Resolved: Insert "!" is a bad fixit

I’m not a fan of the “unwrap or die” operator in isolation, but it doesn’t offend me to the extent of trying to prevent it entering the language. However, I find the motivation in the proposal troubling, and would like to explore the logic of that a bit.

The point about “die” is that we only want to do that in the case of what we call “programmer error”. Let’s start looking at cases:


(#1) We unwrap an optional that “cannot” be nil.

For example, the unwrap may be in a line immediately following a test for nil that leaves the scope if the optional’s value is nil. Since the error “can never happen”, there is no point in using !! instead of !.


(#2) But of course, programmers can make errors…

…so there are cases where we would actually "die" if there were a programmer error. The proposed solution seeks to “improve” this by providing an error message that “explains” what went wrong. That’s better than just crashing, isn’t it?
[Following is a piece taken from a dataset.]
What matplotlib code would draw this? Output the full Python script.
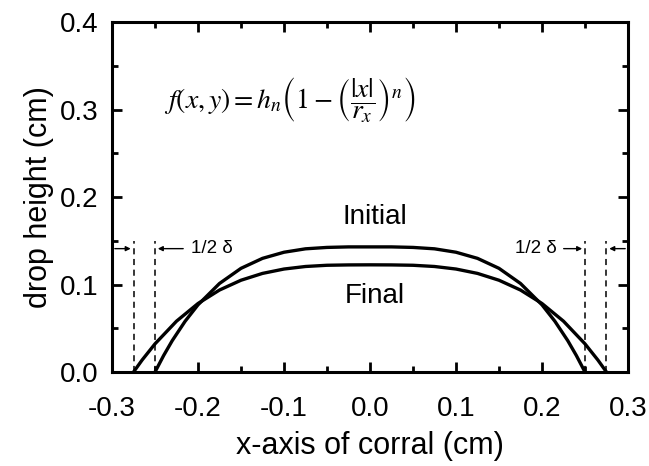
import matplotlib
matplotlib.use('Agg')
import matplotlib.pyplot as plt
from matplotlib.ticker import MultipleLocator

plt.rcParams['font.family'] = ['Liberation Sans', 'DejaVu Sans']
plt.rcParams['mathtext.fontset'] = 'stix'

# curve points (cm)
x_init = [-0.25, -0.24, -0.23, -0.215, -0.2, -0.175, -0.15, -0.125, -0.1, -0.075, -0.05, -0.025,
          0.0, 0.025, 0.05, 0.075, 0.1, 0.125, 0.15, 0.175, 0.2, 0.215, 0.23, 0.24, 0.25]
y_init = [0.0, 0.0188, 0.0358, 0.058, 0.0768, 0.1012, 0.1185, 0.1299, 0.1369, 0.1408, 0.1424, 0.143,
          0.143, 0.143, 0.1424, 0.1408, 0.1369, 0.1299, 0.1185, 0.1012, 0.0768, 0.058, 0.0358, 0.0188, 0.0]

x_final = [-0.275, -0.265, -0.25, -0.225, -0.2, -0.175, -0.15, -0.125, -0.1, -0.075, -0.05, -0.025,
           0.0, 0.025, 0.05, 0.075, 0.1, 0.125, 0.15, 0.175, 0.2, 0.225, 0.25, 0.265, 0.275]
y_final = [0.0, 0.0137, 0.0322, 0.0581, 0.0783, 0.0937, 0.1049, 0.1127, 0.1177, 0.1206, 0.122, 0.1224,
           0.1225, 0.1224, 0.122, 0.1206, 0.1177, 0.1127, 0.1049, 0.0937, 0.0783, 0.0581, 0.0322, 0.0137, 0.0]

edges_init = [-0.25, 0.25]
edges_final = [-0.275, 0.275]
dash_top = 0.15
arrow_y = 0.141

fig = plt.figure(figsize=(6.49, 4.66), dpi=100)
ax = fig.add_axes([0.1726, 0.2017, 0.795, 0.751])

ax.plot(x_init, y_init, color='black', lw=2.4)
ax.plot(x_final, y_final, color='black', lw=2.4)

for xe in edges_init + edges_final:
    ax.plot([xe, xe], [0, dash_top], color='black', lw=1.1, ls=(0, (4, 3)))

arr = dict(arrowstyle='-|>', color='black', lw=1.0, mutation_scale=7)
# left side
ax.annotate('', xy=(edges_final[0], arrow_y), xytext=(-0.3, arrow_y), arrowprops=arr)
ax.annotate('', xy=(edges_init[0], arrow_y), xytext=(-0.214, arrow_y), arrowprops=arr)
ax.text(-0.208, arrow_y, '1/2 \u03b4', fontsize=13.5, va='center', ha='left')
# right side
ax.annotate('', xy=(edges_init[1], arrow_y), xytext=(0.222, arrow_y), arrowprops=arr)
ax.text(0.217, arrow_y, '1/2 \u03b4', fontsize=13.5, va='center', ha='right')
ax.annotate('', xy=(edges_final[1], arrow_y), xytext=(0.3, arrow_y), arrowprops=arr)

ax.text(0.006, 0.177, 'Initial', fontsize=20, ha='center', va='center')
ax.text(0.006, 0.087, 'Final', fontsize=20, ha='center', va='center')

ax.text(-0.24, 0.311,
        r'$f\left(x,y\right)=h_n\left(1-\left(\dfrac{|x|}{r_x}\right)^n\right)$',
        fontsize=20, ha='left', va='center')

ax.set_xlim(-0.3, 0.3)
ax.set_ylim(0, 0.4)
ax.xaxis.set_major_locator(MultipleLocator(0.1))
ax.xaxis.set_minor_locator(MultipleLocator(0.05))
ax.yaxis.set_major_locator(MultipleLocator(0.1))
ax.yaxis.set_minor_locator(MultipleLocator(0.05))
ax.set_xticklabels([f'{v:.1f}' for v in ax.get_xticks()])
ax.set_yticklabels([f'{v:.1f}' for v in ax.get_yticks()])
ax.tick_params(which='both', direction='in', top=True, right=True, width=2)
ax.tick_params(which='major', length=7, labelsize=20)
ax.tick_params(axis='x', which='major', pad=17)
ax.tick_params(axis='y', which='major', pad=10)
ax.tick_params(which='minor', length=4)
for s in ax.spines.values():
    s.set_linewidth(2.2)

ax.set_xlabel('x-axis of corral (cm)', fontsize=22, labelpad=7)
ax.set_ylabel('drop height (cm)', fontsize=22, labelpad=4)

fig.savefig('out.png', dpi=100)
Well, no. If you can explain what went wrong, that means you know what the error was. If you know what the error was, the correct procedure is to go correct the error, not to code an error message and leave the error fatally lurking in the code.

An example of this scenario might be when you have a URL string that you want to turn into a URL object, and this string has already been validated as correctly-formed. If you can’t form a URL from the string, then something has gone horribly and inexplicably wrong somewhere.

But there’s really no point in using “unwrap or die” with a message like “A valid URL string failed to initialize a URL”, because you can generally craft a solution to the problem that doesn’t involve dying. For example, if URL initialization fails, it may be proper to treat the valid URL string as an invalid string, which is a class of non-fatal errors that already has an existing escape hatch (say via throw). Or you can invent a new escape hatch.


(#3) Actually, I went a bit too far in that previous paragraph. An escape hatch may not be feasible in practice.

Now you have an optional that’s nil, and it shouldn’t be, and you have no idea why, and you have no practical recovery mechanism. In this case, “die” is actually the only solution, but now the "unwrap or die" operator has a problem with the error message.

The message can’t explain anything (because you don’t know the explanation — if you did, this problem would eliminable under #2 above). What you’re left with is to use what is basically an arbitrary, unique string. All it's good for is to locate the source line if the string ever shows up in a console log just before a crash.


That’s the trouble I have with the motivation for the “unwrap or die” operator. It purports to explain an error, but it's only useful in a situation where no real explanation is available.

I have, of course, overstated my case in order to keep this post from being longer than it is. Things are never that simple, and the “unwrap or die” operator might be something we want in the Swift language anyway. But as a mitigation of the “bad” fixit problem, I don’t think it’s a strongly appealing candidate.

(Also, apologies for all the "air quotes". Stylistically bad, I know.)